La edad de hielo
El apagón de la principal red de mensajería mundial se tomó a partes iguales con alivio y con pánico
De regreso a casa, anoche cogí un taxi. Tuve la suerte de coger a uno de los que sientan cátedra desde el conocimiento, un profesional ilustrado en el oficio de la vida, sin duda; cada opinión, una punzada certera a la actualidad; discurso bien construido y argumentado, consecuencia de varios filtros después de decenas de horas al día de sintonizar tertulias de uno y otro ámbito ideológico, con criterio a la hora de moldearse una opinión propia. Tras una exposición bien alimentada de argumentario, coronó la primera parte del trayecto con un “a mí me van a enseñar estos lo que es trabajar” en alusión a la clase política en general. Una vez coincidí con un taxista licenciado en filosofía y no sabía tanto como el que me llevó ayer a casa. Acabé hablando con el filósofo sobre historia del rock. Sabía yo más que él, aunque el trayecto fue agradable.
En mitad de una calle del centro, a mi taxista le entró un watsap que no llegó a mirar, lo que derivó la conversación hacia el apagón que días atrás sufrieron en todo el mundo las tres grandes plataformas de Mark Zuckerberg, WhatsApp, Facebook e Instagram.
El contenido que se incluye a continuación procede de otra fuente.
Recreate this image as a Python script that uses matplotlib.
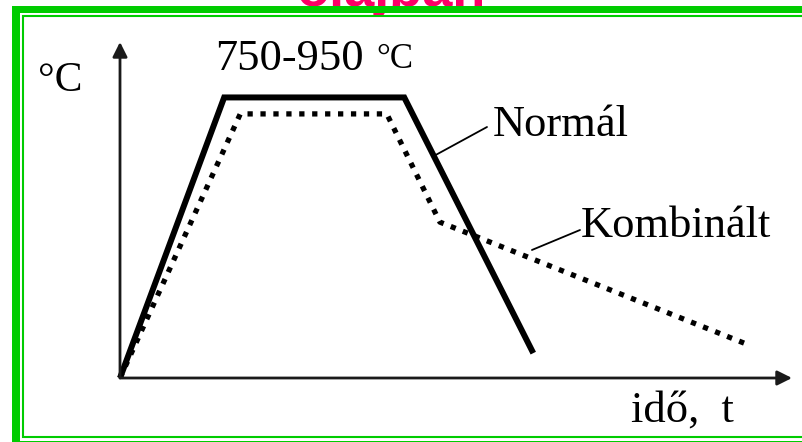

Dado que ya habíamos tomado ciertas confianzas después de dos rotondas y un par de bocacalles, el conductor descendió al lenguaje de lo terrenal para resumir el asunto: “En una de estas nos vamos todos a tomar por culo”. Y, básicamente, ese es el resumen de la mayor caída de la historia de las plataformas de mensajería instantánea y redes sociales, la dependencia extrema de internet en la que se ha sumido el mundo global y la posibilidad real de que un apagón prolongado en la red nos llevaría de nuevo no ya a la edad media, sino a la edad del hielo.
La periodista Esther Paniagua acaba de sacar un libro que recomiendo solo por referencias y por algunas entrevistas que el taxista y yo hemos escuchado en la radio. Su título es 'Error 404: ¿Estamos preparados para un mundo sin internet?'. En 352 páginas, Paniagua y el taxista llegan a la misma conclusión, aunque seguramente en el libro la periodista entra más al detalle y desarrolla con mayor profusión el aserto de mi conductor preferido de Madrid.
En sus páginas, y cito a la autora, se recuerda la breve reflexión de un directivo de Google cuando se hace la pregunta de cómo podría acabarse con la civilización occidental tal como hoy la conocemos: “Apagando internet”. En dicho caso, lo de menos sería dejar de recibir durante seis horas el meme gracioso de la pandilla de amigos. Imaginen: pagos de nómina, reservas de viajes, compra de billetes, transferencias bancarias, comunicaciones en tiempo real, comercio y consumo online, transacciones bursátiles, edición de medios de comunicación, interacciones con la Administración y entre administraciones, plataformas de televisión, el ocio y los servicios durante una pandemia, telefonía en general, servicios de sanidad y enseñanza, fuerzas de seguridad. Sumen y sigan.
Hay dos elementos que están permanente a nuestro alrededor con independencia de donde nos encontremos: uno es internet y el otro es cualquier producto fabricado en China. Siempre hay alguno cerca, desde un pantalón de marca fabricado en el país asiático hasta la funda del móvil. China, respondía Esther Paniagua en una de las entrevistas concedidas a la radio, es el único país que en su día tomó la precaución -básicamente como forma de control a su población- de crear su propia red, con un lenguaje diferente al que permite operar con internet en el resto del mundo y escudada de posibles invasiones tecnológicas de otras potencias, de modo que resultaría menos probable que cualquier otra “enemigo” lograra atravesar la muralla digital china que el hecho opuesto, en el caso de que a ese gobierno le diera por apagar las comunicaciones de sus oponentes. India, verbigracia, “castigó” a su población sin internet durante varios meses y aquello casi acaba en bancarrota.
El apagón de la principal red de mensajería mundial se tomó a partes iguales con alivio y con pánico, sobre todo entre esa población que parece haber olvidado que el teléfono también permite realizar la llamada de toda la vida. Sin embargo, nos debe servir para reflexionar hasta qué punto dependemos de la red para sobrevivir. Llegados a este punto, y mientras abandonaba el taxi, me pareció ver a su propietario marcando un número de teléfono para hablar de viva voz con el remitente del wasap. En su día, todos debimos hacer lo mismo. Ahora ya es tarde.